Aim of the task
Repeat the records below exactly.

Stored rows
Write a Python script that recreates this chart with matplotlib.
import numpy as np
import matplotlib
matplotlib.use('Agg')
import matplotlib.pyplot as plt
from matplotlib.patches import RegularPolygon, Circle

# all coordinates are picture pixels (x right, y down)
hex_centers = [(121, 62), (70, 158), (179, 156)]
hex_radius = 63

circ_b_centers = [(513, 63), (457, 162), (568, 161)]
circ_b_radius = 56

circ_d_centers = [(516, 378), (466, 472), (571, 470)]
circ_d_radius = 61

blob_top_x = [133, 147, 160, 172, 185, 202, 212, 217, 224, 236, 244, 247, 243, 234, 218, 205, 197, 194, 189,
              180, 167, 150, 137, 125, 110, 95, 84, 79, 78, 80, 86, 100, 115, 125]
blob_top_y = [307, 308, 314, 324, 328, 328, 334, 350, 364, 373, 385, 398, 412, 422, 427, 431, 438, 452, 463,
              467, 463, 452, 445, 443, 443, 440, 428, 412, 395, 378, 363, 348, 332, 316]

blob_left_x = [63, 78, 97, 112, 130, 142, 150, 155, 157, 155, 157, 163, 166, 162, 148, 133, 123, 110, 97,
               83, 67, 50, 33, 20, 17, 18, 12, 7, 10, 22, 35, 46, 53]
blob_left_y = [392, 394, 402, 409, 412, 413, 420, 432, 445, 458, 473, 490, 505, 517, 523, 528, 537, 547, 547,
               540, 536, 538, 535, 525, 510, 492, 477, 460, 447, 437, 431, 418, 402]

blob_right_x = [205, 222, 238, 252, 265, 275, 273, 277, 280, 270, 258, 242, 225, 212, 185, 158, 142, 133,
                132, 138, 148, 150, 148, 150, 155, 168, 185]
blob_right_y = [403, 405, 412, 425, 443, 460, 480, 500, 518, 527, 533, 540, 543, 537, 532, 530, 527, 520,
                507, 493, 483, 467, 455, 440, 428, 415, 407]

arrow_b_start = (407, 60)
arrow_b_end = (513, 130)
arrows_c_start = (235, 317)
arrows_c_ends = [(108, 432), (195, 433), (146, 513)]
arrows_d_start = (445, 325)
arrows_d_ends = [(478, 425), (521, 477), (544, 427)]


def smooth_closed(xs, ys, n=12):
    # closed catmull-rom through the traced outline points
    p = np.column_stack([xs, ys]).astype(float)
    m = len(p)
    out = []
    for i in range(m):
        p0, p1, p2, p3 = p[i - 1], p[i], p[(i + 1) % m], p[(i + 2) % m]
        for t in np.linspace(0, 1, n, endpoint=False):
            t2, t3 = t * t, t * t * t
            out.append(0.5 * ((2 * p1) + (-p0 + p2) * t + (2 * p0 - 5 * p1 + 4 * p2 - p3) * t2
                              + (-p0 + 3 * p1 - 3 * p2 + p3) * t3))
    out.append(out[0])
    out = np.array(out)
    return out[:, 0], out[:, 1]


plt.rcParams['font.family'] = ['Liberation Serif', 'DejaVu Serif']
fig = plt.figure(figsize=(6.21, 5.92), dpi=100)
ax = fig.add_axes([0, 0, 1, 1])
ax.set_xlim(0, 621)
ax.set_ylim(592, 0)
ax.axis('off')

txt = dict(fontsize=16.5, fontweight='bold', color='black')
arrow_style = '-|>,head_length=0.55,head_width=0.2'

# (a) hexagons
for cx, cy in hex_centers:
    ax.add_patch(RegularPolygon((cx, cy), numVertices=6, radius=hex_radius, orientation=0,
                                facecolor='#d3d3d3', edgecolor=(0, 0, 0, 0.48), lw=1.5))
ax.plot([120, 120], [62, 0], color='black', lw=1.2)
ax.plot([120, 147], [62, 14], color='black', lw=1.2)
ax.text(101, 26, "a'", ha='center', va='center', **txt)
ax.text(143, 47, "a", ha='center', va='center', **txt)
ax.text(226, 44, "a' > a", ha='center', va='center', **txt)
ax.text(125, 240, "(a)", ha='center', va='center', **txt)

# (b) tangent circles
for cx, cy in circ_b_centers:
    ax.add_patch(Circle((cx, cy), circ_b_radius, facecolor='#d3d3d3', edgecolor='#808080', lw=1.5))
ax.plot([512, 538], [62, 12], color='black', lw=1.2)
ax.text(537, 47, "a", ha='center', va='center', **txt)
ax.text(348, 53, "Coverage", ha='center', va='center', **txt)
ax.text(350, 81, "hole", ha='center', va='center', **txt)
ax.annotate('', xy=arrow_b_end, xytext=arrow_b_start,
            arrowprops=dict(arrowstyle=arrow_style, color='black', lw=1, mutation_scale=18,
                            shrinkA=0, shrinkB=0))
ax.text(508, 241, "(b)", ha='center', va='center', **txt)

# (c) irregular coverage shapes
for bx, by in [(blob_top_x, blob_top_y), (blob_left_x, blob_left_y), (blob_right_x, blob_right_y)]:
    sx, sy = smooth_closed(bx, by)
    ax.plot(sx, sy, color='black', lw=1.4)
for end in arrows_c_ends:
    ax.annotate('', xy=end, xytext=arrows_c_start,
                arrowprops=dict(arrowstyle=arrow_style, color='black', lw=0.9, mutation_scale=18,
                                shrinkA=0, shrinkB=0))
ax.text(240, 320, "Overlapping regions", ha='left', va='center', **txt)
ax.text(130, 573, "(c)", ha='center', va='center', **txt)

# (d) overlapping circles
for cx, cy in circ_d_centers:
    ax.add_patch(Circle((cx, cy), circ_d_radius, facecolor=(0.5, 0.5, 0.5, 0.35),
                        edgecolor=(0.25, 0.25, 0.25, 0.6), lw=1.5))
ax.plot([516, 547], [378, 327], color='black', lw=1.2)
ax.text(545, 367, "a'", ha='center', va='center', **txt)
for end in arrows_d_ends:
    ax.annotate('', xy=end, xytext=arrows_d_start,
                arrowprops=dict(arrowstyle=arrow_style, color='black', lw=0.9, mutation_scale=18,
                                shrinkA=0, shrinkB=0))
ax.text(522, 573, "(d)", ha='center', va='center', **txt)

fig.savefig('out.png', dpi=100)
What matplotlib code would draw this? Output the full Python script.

Task response
Write a Python script that recreates this chart with matplotlib.
import numpy as np
import matplotlib
matplotlib.use('Agg')
import matplotlib.pyplot as plt
from matplotlib.patches import RegularPolygon, Circle

# all coordinates are picture pixels (x right, y down)
hex_centers = [(121, 62), (70, 158), (179, 156)]
hex_radius = 63

circ_b_centers = [(513, 63), (457, 162), (568, 161)]
circ_b_radius = 56

circ_d_centers = [(516, 378), (466, 472), (571, 470)]
circ_d_radius = 61

blob_top_x = [133, 147, 160, 172, 185, 202, 212, 217, 224, 236, 244, 247, 243, 234, 218, 205, 197, 194, 189,
              180, 167, 150, 137, 125, 110, 95, 84, 79, 78, 80, 86, 100, 115, 125]
blob_top_y = [307, 308, 314, 324, 328, 328, 334, 350, 364, 373, 385, 398, 412, 422, 427, 431, 438, 452, 463,
              467, 463, 452, 445, 443, 443, 440, 428, 412, 395, 378, 363, 348, 332, 316]

blob_left_x = [63, 78, 97, 112, 130, 142, 150, 155, 157, 155, 157, 163, 166, 162, 148, 133, 123, 110, 97,
               83, 67, 50, 33, 20, 17, 18, 12, 7, 10, 22, 35, 46, 53]
blob_left_y = [392, 394, 402, 409, 412, 413, 420, 432, 445, 458, 473, 490, 505, 517, 523, 528, 537, 547, 547,
               540, 536, 538, 535, 525, 510, 492, 477, 460, 447, 437, 431, 418, 402]

blob_right_x = [205, 222, 238, 252, 265, 275, 273, 277, 280, 270, 258, 242, 225, 212, 185, 158, 142, 133,
                132, 138, 148, 150, 148, 150, 155, 168, 185]
blob_right_y = [403, 405, 412, 425, 443, 460, 480, 500, 518, 527, 533, 540, 543, 537, 532, 530, 527, 520,
                507, 493, 483, 467, 455, 440, 428, 415, 407]

arrow_b_start = (407, 60)
arrow_b_end = (513, 130)
arrows_c_start = (235, 317)
arrows_c_ends = [(108, 432), (195, 433), (146, 513)]
arrows_d_start = (445, 325)
arrows_d_ends = [(478, 425), (521, 477), (544, 427)]


def smooth_closed(xs, ys, n=12):
    # closed catmull-rom through the traced outline points
    p = np.column_stack([xs, ys]).astype(float)
    m = len(p)
    out = []
    for i in range(m):
        p0, p1, p2, p3 = p[i - 1], p[i], p[(i + 1) % m], p[(i + 2) % m]
        for t in np.linspace(0, 1, n, endpoint=False):
            t2, t3 = t * t, t * t * t
            out.append(0.5 * ((2 * p1) + (-p0 + p2) * t + (2 * p0 - 5 * p1 + 4 * p2 - p3) * t2
                              + (-p0 + 3 * p1 - 3 * p2 + p3) * t3))
    out.append(out[0])
    out = np.array(out)
    return out[:, 0], out[:, 1]


plt.rcParams['font.family'] = ['Liberation Serif', 'DejaVu Serif']
fig = plt.figure(figsize=(6.21, 5.92), dpi=100)
ax = fig.add_axes([0, 0, 1, 1])
ax.set_xlim(0, 621)
ax.set_ylim(592, 0)
ax.axis('off')

txt = dict(fontsize=16.5, fontweight='bold', color='black')
arrow_style = '-|>,head_length=0.55,head_width=0.2'

# (a) hexagons
for cx, cy in hex_centers:
    ax.add_patch(RegularPolygon((cx, cy), numVertices=6, radius=hex_radius, orientation=0,
                                facecolor='#d3d3d3', edgecolor=(0, 0, 0, 0.48), lw=1.5))
ax.plot([120, 120], [62, 0], color='black', lw=1.2)
ax.plot([120, 147], [62, 14], color='black', lw=1.2)
ax.text(101, 26, "a'", ha='center', va='center', **txt)
ax.text(143, 47, "a", ha='center', va='center', **txt)
ax.text(226, 44, "a' > a", ha='center', va='center', **txt)
ax.text(125, 240, "(a)", ha='center', va='center', **txt)

# (b) tangent circles
for cx, cy in circ_b_centers:
    ax.add_patch(Circle((cx, cy), circ_b_radius, facecolor='#d3d3d3', edgecolor='#808080', lw=1.5))
ax.plot([512, 538], [62, 12], color='black', lw=1.2)
ax.text(537, 47, "a", ha='center', va='center', **txt)
ax.text(348, 53, "Coverage", ha='center', va='center', **txt)
ax.text(350, 81, "hole", ha='center', va='center', **txt)
ax.annotate('', xy=arrow_b_end, xytext=arrow_b_start,
            arrowprops=dict(arrowstyle=arrow_style, color='black', lw=1, mutation_scale=18,
                            shrinkA=0, shrinkB=0))
ax.text(508, 241, "(b)", ha='center', va='center', **txt)

# (c) irregular coverage shapes
for bx, by in [(blob_top_x, blob_top_y), (blob_left_x, blob_left_y), (blob_right_x, blob_right_y)]:
    sx, sy = smooth_closed(bx, by)
    ax.plot(sx, sy, color='black', lw=1.4)
for end in arrows_c_ends:
    ax.annotate('', xy=end, xytext=arrows_c_start,
                arrowprops=dict(arrowstyle=arrow_style, color='black', lw=0.9, mutation_scale=18,
                                shrinkA=0, shrinkB=0))
ax.text(240, 320, "Overlapping regions", ha='left', va='center', **txt)
ax.text(130, 573, "(c)", ha='center', va='center', **txt)

# (d) overlapping circles
for cx, cy in circ_d_centers:
    ax.add_patch(Circle((cx, cy), circ_d_radius, facecolor=(0.5, 0.5, 0.5, 0.35),
                        edgecolor=(0.25, 0.25, 0.25, 0.6), lw=1.5))
ax.plot([516, 547], [378, 327], color='black', lw=1.2)
ax.text(545, 367, "a'", ha='center', va='center', **txt)
for end in arrows_d_ends:
    ax.annotate('', xy=end, xytext=arrows_d_start,
                arrowprops=dict(arrowstyle=arrow_style, color='black', lw=0.9, mutation_scale=18,
                                shrinkA=0, shrinkB=0))
ax.text(522, 573, "(d)", ha='center', va='center', **txt)

fig.savefig('out.png', dpi=100)
What matplotlib code would draw this? Output the full Python script.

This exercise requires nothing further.